== DO THIS ==
Pictures are not part of the copy. Give again exactly the lines from the one with "Reproduce this chart with D3.js." to the one with "40, 45, 50];", inclusive.

== TASK MATERIAL ==

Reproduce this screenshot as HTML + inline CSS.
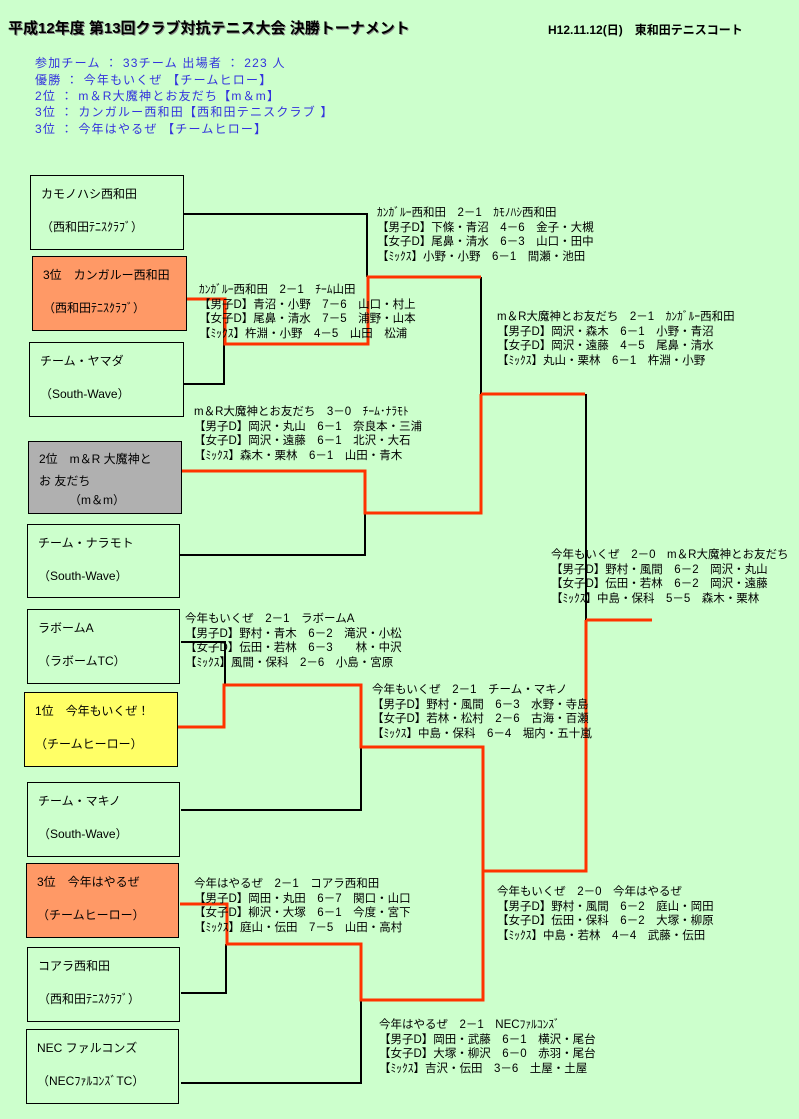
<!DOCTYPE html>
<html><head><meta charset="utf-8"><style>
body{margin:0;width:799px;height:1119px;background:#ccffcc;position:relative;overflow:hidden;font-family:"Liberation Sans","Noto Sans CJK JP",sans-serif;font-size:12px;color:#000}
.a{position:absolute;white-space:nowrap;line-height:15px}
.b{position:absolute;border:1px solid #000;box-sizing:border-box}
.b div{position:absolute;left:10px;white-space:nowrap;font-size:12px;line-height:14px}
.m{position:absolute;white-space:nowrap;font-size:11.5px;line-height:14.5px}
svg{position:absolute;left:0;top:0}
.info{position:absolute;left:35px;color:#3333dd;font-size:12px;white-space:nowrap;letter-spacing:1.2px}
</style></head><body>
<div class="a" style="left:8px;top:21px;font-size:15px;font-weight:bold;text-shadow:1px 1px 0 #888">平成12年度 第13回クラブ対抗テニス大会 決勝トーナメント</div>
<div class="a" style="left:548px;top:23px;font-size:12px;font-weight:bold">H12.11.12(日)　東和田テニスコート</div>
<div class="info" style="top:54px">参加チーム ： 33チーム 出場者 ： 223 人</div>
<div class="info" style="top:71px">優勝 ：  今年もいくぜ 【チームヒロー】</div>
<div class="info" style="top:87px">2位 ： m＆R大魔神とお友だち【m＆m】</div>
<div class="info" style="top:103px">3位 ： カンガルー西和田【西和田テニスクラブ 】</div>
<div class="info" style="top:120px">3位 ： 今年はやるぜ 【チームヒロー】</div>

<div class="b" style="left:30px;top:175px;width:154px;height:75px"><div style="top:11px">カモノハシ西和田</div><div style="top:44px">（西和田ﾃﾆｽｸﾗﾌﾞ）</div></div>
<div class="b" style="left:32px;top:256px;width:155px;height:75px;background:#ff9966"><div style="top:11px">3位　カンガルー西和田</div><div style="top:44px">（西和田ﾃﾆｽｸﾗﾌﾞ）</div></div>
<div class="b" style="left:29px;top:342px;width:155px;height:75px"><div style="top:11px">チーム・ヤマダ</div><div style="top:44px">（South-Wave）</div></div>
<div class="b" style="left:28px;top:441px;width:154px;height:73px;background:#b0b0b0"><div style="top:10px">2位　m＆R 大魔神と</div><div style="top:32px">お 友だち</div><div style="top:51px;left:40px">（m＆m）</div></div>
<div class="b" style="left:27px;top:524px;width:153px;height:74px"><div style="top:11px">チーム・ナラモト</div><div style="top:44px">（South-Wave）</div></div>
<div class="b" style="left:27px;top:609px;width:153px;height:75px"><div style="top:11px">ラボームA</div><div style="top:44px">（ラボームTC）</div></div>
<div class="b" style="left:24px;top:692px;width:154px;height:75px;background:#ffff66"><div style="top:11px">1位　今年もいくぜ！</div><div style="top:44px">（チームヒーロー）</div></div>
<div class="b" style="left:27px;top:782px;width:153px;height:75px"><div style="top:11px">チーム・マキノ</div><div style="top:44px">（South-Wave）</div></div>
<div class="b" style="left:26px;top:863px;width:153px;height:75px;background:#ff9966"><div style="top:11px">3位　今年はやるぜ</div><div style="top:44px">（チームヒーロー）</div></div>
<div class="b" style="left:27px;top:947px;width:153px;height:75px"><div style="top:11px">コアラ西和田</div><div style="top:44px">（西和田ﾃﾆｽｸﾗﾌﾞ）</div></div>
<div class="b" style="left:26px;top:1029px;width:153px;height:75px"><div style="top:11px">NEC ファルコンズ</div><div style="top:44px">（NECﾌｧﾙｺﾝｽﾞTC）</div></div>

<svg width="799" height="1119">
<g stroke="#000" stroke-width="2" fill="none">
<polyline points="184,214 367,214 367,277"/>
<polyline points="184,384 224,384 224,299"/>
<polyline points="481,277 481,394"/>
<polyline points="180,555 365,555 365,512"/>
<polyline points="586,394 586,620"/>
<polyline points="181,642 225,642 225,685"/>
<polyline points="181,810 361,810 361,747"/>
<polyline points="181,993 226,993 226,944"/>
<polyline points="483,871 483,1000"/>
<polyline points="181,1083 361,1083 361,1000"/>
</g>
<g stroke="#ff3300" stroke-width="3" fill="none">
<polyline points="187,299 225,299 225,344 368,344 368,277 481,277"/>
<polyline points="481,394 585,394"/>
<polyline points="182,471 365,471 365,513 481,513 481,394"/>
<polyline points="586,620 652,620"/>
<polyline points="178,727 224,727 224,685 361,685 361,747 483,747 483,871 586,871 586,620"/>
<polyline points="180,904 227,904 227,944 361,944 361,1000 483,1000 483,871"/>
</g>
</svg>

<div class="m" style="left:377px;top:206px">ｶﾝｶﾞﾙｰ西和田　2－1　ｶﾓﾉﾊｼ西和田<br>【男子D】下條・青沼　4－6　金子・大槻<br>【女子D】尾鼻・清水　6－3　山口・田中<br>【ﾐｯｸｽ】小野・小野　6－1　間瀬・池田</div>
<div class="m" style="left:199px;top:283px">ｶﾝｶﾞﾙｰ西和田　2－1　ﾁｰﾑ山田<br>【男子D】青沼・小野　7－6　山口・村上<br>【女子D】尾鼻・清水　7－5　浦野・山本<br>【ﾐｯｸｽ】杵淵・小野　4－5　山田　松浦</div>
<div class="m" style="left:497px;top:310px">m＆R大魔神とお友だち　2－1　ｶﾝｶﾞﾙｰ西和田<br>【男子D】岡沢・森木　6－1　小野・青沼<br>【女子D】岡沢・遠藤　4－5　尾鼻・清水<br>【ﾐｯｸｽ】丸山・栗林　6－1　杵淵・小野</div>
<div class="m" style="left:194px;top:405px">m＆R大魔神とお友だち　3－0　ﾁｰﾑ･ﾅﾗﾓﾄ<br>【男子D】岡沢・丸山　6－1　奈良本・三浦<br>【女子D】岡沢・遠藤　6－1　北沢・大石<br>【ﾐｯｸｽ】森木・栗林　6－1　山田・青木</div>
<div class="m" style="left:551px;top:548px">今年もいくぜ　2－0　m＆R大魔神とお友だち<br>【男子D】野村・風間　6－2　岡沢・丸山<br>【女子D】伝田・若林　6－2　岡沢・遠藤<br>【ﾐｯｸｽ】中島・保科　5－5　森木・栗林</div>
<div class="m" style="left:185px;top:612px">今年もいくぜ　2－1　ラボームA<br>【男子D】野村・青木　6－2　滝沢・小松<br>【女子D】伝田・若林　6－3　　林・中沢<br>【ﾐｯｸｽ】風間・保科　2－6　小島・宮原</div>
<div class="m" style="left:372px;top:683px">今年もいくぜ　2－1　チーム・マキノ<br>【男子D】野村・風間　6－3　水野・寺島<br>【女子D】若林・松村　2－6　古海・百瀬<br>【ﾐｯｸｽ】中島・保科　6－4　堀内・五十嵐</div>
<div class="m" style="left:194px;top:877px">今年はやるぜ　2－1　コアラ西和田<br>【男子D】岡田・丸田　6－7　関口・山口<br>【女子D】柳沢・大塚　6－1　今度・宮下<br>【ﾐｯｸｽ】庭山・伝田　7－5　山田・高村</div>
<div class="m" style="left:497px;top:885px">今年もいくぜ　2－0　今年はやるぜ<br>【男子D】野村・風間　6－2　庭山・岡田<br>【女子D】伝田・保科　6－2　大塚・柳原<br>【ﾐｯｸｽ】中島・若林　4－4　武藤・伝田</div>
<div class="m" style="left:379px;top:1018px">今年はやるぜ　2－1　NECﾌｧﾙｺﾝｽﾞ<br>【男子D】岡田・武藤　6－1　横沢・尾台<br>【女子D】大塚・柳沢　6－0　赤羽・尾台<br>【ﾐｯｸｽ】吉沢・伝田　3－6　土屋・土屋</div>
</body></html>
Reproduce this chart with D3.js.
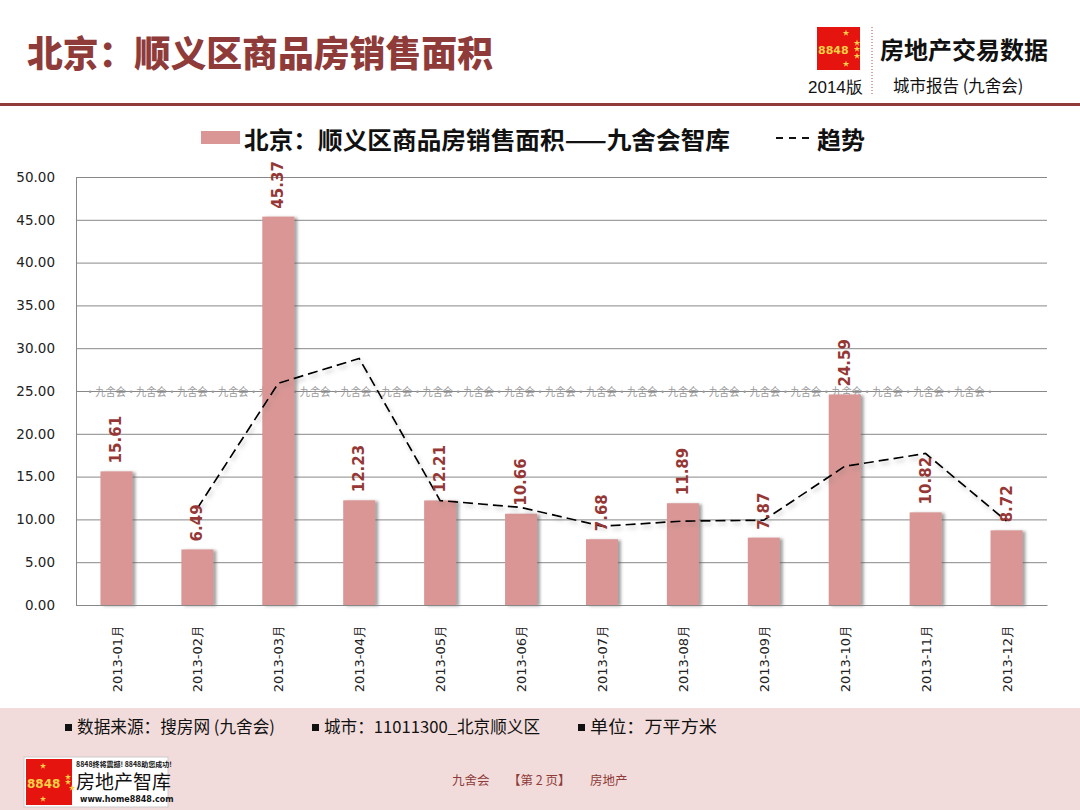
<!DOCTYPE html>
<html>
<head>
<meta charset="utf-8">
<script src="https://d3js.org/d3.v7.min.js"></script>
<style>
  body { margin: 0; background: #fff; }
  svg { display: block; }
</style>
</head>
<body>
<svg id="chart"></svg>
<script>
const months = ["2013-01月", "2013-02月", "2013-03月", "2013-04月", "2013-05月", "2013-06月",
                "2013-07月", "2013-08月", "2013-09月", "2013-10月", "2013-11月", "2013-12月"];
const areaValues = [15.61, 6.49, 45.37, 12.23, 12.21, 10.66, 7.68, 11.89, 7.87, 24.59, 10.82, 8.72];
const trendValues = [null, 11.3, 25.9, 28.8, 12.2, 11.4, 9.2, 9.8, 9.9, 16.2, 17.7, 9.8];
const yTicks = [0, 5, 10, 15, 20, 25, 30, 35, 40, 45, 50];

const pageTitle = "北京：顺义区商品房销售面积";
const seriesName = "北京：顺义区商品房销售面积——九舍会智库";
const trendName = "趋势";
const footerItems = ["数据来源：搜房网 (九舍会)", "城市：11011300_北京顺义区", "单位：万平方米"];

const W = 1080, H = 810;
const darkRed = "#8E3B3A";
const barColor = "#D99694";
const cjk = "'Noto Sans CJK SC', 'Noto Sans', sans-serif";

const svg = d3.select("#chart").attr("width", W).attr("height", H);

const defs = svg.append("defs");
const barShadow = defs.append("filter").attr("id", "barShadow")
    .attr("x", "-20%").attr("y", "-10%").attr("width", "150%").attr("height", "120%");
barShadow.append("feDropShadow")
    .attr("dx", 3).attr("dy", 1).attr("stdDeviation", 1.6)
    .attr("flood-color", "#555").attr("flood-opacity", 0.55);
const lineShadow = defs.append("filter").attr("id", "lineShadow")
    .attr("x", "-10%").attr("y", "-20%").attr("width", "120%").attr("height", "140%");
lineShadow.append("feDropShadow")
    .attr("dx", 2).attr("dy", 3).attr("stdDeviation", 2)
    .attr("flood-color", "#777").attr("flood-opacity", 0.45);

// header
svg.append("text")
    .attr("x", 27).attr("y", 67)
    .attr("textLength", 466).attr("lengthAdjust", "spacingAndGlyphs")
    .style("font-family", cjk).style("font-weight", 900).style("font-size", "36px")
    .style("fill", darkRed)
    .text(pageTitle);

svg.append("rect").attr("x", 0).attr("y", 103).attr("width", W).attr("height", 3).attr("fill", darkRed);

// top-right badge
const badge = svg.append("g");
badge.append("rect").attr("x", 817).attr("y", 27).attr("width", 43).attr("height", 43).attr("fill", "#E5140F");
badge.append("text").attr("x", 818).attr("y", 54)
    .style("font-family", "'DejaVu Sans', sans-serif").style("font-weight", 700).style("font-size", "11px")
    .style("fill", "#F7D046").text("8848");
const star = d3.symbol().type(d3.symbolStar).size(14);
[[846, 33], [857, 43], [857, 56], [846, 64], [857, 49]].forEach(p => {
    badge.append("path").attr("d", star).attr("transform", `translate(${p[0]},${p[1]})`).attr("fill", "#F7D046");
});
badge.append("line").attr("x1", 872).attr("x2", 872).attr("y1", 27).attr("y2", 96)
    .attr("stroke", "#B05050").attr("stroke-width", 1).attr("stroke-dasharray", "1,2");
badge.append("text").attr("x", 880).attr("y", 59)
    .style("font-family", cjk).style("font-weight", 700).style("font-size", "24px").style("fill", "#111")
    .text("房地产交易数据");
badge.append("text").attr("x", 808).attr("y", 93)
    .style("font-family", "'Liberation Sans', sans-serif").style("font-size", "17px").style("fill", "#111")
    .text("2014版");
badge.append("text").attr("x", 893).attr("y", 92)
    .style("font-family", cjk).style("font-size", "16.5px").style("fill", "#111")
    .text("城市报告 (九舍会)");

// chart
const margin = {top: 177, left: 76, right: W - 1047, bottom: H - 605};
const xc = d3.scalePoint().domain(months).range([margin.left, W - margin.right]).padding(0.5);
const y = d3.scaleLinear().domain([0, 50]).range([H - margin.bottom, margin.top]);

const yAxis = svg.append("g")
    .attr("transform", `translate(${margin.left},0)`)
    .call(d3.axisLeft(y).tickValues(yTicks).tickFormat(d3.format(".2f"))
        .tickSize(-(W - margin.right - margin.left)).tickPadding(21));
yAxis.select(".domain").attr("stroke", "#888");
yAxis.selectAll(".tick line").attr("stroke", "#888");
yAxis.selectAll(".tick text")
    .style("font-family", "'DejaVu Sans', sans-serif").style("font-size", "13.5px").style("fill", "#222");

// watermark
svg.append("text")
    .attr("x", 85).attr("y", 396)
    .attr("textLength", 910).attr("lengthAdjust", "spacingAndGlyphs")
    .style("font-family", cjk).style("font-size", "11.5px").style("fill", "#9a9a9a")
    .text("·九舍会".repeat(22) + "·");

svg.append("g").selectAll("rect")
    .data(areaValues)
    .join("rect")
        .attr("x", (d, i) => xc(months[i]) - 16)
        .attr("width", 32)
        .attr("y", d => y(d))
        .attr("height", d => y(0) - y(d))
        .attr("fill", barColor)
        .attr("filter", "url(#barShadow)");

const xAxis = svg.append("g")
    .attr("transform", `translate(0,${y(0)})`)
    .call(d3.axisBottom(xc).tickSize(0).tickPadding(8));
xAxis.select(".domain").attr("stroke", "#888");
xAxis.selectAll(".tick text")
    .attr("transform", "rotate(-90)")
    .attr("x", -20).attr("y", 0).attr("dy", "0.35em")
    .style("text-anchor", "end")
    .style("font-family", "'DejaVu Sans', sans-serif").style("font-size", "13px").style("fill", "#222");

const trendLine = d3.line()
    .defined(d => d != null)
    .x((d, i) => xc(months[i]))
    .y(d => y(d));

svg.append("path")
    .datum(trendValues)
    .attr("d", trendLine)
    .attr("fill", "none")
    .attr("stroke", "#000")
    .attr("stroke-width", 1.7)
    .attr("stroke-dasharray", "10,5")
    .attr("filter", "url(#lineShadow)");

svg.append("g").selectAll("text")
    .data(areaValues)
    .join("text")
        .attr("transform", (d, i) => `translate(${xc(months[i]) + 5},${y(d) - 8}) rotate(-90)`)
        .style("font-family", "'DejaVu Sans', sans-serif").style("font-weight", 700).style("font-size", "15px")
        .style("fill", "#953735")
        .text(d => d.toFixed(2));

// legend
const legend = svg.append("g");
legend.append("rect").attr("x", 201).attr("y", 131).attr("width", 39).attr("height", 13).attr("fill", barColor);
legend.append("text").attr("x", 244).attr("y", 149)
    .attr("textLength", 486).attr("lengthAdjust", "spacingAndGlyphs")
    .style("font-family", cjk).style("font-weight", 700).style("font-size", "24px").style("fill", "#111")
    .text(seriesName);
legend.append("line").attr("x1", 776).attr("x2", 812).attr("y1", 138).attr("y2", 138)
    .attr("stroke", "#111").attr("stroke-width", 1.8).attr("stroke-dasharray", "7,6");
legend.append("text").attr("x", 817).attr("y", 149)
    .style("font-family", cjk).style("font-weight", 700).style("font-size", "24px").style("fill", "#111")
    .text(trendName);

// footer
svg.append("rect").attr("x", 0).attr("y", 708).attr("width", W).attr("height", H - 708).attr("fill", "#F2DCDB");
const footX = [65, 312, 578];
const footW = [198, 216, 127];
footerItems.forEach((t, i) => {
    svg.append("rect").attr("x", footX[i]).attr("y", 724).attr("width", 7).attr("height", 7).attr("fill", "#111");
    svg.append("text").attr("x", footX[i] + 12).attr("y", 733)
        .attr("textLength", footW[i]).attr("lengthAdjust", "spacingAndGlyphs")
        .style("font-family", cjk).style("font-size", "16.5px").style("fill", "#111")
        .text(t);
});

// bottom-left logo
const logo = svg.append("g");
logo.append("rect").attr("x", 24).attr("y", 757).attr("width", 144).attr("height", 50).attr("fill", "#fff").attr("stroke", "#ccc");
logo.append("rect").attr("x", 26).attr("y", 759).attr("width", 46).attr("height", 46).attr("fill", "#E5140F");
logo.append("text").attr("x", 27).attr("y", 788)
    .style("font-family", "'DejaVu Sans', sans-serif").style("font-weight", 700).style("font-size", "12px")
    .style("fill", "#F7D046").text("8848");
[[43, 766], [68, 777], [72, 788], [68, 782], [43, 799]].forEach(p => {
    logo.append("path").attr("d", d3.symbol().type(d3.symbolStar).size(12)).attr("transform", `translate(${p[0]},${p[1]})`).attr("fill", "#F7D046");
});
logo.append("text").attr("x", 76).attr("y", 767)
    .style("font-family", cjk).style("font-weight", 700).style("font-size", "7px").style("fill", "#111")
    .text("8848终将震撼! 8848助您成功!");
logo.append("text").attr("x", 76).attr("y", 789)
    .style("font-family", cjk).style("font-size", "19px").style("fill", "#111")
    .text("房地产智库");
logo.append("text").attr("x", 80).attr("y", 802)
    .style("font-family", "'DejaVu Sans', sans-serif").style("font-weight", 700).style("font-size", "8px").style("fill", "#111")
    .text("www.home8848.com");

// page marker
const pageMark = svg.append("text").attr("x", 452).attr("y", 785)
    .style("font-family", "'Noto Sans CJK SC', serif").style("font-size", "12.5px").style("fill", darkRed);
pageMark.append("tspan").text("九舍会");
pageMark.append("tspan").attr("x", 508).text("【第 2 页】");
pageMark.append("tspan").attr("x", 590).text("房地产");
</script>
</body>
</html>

== RIGHT ANSWER ==
Reproduce this chart with D3.js.
<!DOCTYPE html>
<html>
<head>
<meta charset="utf-8">
<script src="https://d3js.org/d3.v7.min.js"></script>
<style>
  body { margin: 0; background: #fff; }
  svg { display: block; }
</style>
</head>
<body>
<svg id="chart"></svg>
<script>
const months = ["2013-01月", "2013-02月", "2013-03月", "2013-04月", "2013-05月", "2013-06月",
                "2013-07月", "2013-08月", "2013-09月", "2013-10月", "2013-11月", "2013-12月"];
const areaValues = [15.61, 6.49, 45.37, 12.23, 12.21, 10.66, 7.68, 11.89, 7.87, 24.59, 10.82, 8.72];
const trendValues = [null, 11.3, 25.9, 28.8, 12.2, 11.4, 9.2, 9.8, 9.9, 16.2, 17.7, 9.8];
const yTicks = [0, 5, 10, 15, 20, 25, 30, 35, 40, 45, 50];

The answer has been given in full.